Friday, January 16, 2009

On Why the Downtrodden Economy Inspires More Game Playing

Not the Jewel kind. Well, maybe; I wouldn't know at this particular stage of my life. If you wanted to really mess me up, you should have gotten to me sooner! (John Cusack in the rain.)

Why we like to play games. Playing games is fun.
Obviously, it's cheap. Your friends all come over. You drink a bunch--or not. Sometimes you sip tea and the little brother is invited. (Not the sexy little brother that you used to text...or pretend we're playing madlibs here..damn that was a little while ago...it's an interesting concept, to have "archives"). No, the little brother who doesn't drink or smoke and is damn straight precocious, like before it could ever be confused with "promiscuous."

(aside)Sometimes the plug falls out of the wall...when you're on your macbook in the dark...and you can't see shit. How come that's not an idiom?

Each way has its perks. The problem with drinking while game playing is that you end up playing drinking games instead of game games...you know, just while we're at it, why not a round of Kings, I mean we got the cards, we got the beer. Which is fine, but totally sends the night hurtling in the wrong direction.

My friend once said "games are for college kids with poor social skills." I always agreed with that. It's either alcohol, or games. The drinks take care of the awkwardness. Or the games take care of the awkwardness. You don't really need to combine the two.

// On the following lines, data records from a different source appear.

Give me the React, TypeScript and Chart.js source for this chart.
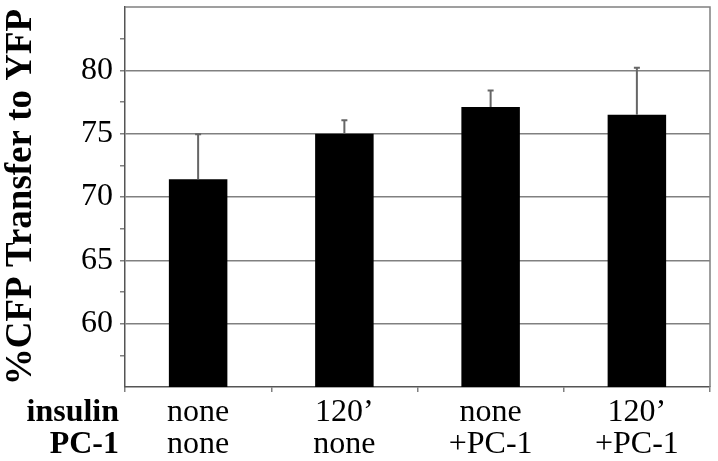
import React, { useEffect, useRef } from "react";
import { Chart, registerables } from "chart.js";

Chart.register(...registerables);

const insulinLabels = ["none", "120\u2019", "none", "120\u2019"];
const pc1Labels = ["none", "none", "+PC-1", "+PC-1"];
const meanValues = [71.4, 75.0, 77.1, 76.5];
const errorValues = [3.55, 1.05, 1.3, 3.7];
const rowLabels = ["insulin", "PC-1"];
const yTickValues = [60, 65, 70, 75, 80];
const yTitle = "%CFP Transfer to YFP";

const SERIF = "'Liberation Serif', 'Times New Roman', serif";

const errorBarPlugin = {
  id: "errorBars",
  afterDatasetsDraw(chart: any) {
    const meta = chart.getDatasetMeta(0);
    const y = chart.scales.y;
    const ctx = chart.ctx;
    ctx.save();
    ctx.strokeStyle = "#666";
    ctx.lineWidth = 2;
    meta.data.forEach((bar: any, i: number) => {
      const top = y.getPixelForValue(meanValues[i] + errorValues[i]);
      const base = y.getPixelForValue(meanValues[i]);
      ctx.beginPath();
      ctx.moveTo(bar.x, base);
      ctx.lineTo(bar.x, top);
      ctx.moveTo(bar.x - 3, top);
      ctx.lineTo(bar.x + 3, top);
      ctx.stroke();
    });
    ctx.restore();
  },
};

const framePlugin = {
  id: "frame",
  afterDraw(chart: any) {
    const { left, right, top, bottom } = chart.chartArea;
    const ctx = chart.ctx;
    ctx.save();
    ctx.strokeStyle = "#808080";
    ctx.lineWidth = 1.5;
    ctx.beginPath();
    ctx.moveTo(left, top);
    ctx.lineTo(right, top);
    ctx.lineTo(right, bottom);
    ctx.stroke();
    ctx.restore();
  },
};

const rowLabelPlugin = {
  id: "rowLabels",
  afterDraw(chart: any) {
    const { left, bottom } = chart.chartArea;
    const ctx = chart.ctx;
    ctx.save();
    ctx.fillStyle = "#000";
    ctx.font = `bold 32px ${SERIF}`;
    ctx.textAlign = "right";
    ctx.textBaseline = "alphabetic";
    rowLabels.forEach((t, i) => {
      ctx.fillText(t, left - 6, bottom + 34 + i * 32);
    });
    ctx.restore();
  },
};

export default function App() {
  const ref = useRef<HTMLCanvasElement>(null);
  useEffect(() => {
    if (!ref.current) return;
    const chart = new Chart(ref.current, {
      type: "bar",
      data: {
        labels: insulinLabels.map((a, i) => [a, pc1Labels[i]]),
        datasets: [
          {
            data: meanValues,
            backgroundColor: "#000",
            borderWidth: 0,
            barPercentage: 0.4,
            categoryPercentage: 1,
          },
        ],
      },
      options: {
        animation: false,
        responsive: true,
        maintainAspectRatio: false,
        layout: { padding: { top: 7, right: 8, left: 0, bottom: 0 } },
        plugins: { legend: { display: false }, tooltip: { enabled: false } },
        scales: {
          x: {
            grid: {
              offset: true,
              drawOnChartArea: false,
              tickLength: 5,
              tickColor: "#808080",
              lineWidth: 1.5,
            },
            border: { color: "#555", width: 1.5 },
            ticks: {
              color: "#000",
              font: { family: SERIF, size: 32, lineHeight: 1.0 },
              padding: 5,
              maxRotation: 0,
              autoSkip: false,
            },
            afterFit(scale: any) {
              scale.height = 74;
              scale.paddingLeft = 0;
              scale.paddingRight = 0;
            },
          },
          y: {
            min: 55,
            max: 85,
            ticks: {
              stepSize: 2.5,
              autoSkip: false,
              color: "#000",
              padding: 7,
              font: { family: SERIF, size: 32 },
              callback: (v: any) => {
                const n = Number(v);
                if (n <= 55 || n >= 85) return null;
                return yTickValues.includes(n) ? String(n) : "";
              },
            },
            grid: {
              tickLength: 5,
              tickColor: "#808080",
              lineWidth: 1.5,
              color: (c: any) =>
                c.tick && yTickValues.includes(c.tick.value) ? "#808080" : "rgba(0,0,0,0)",
            },
            border: { color: "#555", width: 1.5 },
            title: {
              display: true,
              text: yTitle,
              color: "#000",
              font: { family: SERIF, size: 37, weight: "bold", lineHeight: 1.15 },
              padding: 0,
            },
            afterFit(scale: any) {
              scale.width = 125;
              scale.paddingTop = 0;
              scale.paddingBottom = 0;
            },
          },
        },
      },
      plugins: [errorBarPlugin, framePlugin, rowLabelPlugin],
    } as any);
    return () => chart.destroy();
  }, []);
  return (
    <div style={{ position: "fixed", left: 0, top: 0, width: 718, height: 461, background: "#fff" }}>
      <canvas ref={ref} />
    </div>
  );
}
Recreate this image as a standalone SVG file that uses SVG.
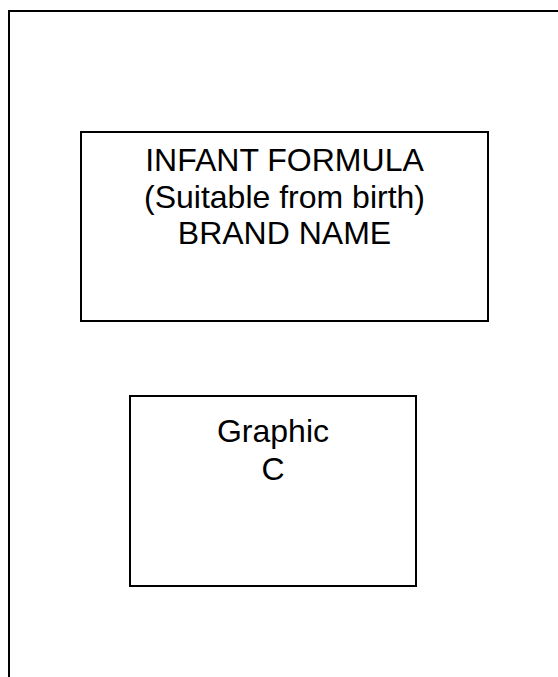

Other misuses of game night:
Those nights when the boys wanna play poker so they can smoke like a hundred cigarettes 'til the stubs pile up higher in the ash-tray than the stacks on the table are ever gonna get, affecting dialects to bust balls in between those silent sharp shifty-eyed points-of-no-return, but there's no "No, I thought you said you all right, spida'" to shoot in the foot thereby solidifying the power structure, just a bunch of attention-starved girls scooting up around the table all like, lemme see your hand, let's play teams, before twirling away at the next distraction.

My favorite games: Charades, Apples to Apples, Taboo, Pictionary

Charades is a ball. Challenging, intellectually stimulating, as each player comes up with difficult, multi-interpretable clues. Vary depending on the crowd. When I played with liberal-arts kids my senior year of college, one of the clues was "Justice," and the kid who got it acted out the French electronica group.

Apples to Apples--very cute because you have to get inside the heads of each of the players, thinking, what would he associate with "ridiculous?" "First love," "Bozo the clown," "George W. Bush," or "gorgonzola cheese?"

Taboo--Like charades, with words...and restrictions on which words you can use to describe the word you're trying to get your partner to guess. Say the word is "Stretch Marks;" in describing these, you cannot say "pregnant," "stomach," "baby," "birth," or "scar."

Pictionary--charades with drawing! It's interesting to find out what different minds will configure out of your hasty sketches. A rorsharch test, in a sense.

Have fun, never again struggle to make conversation, and if you like, save more dollars by cutting out alcohol!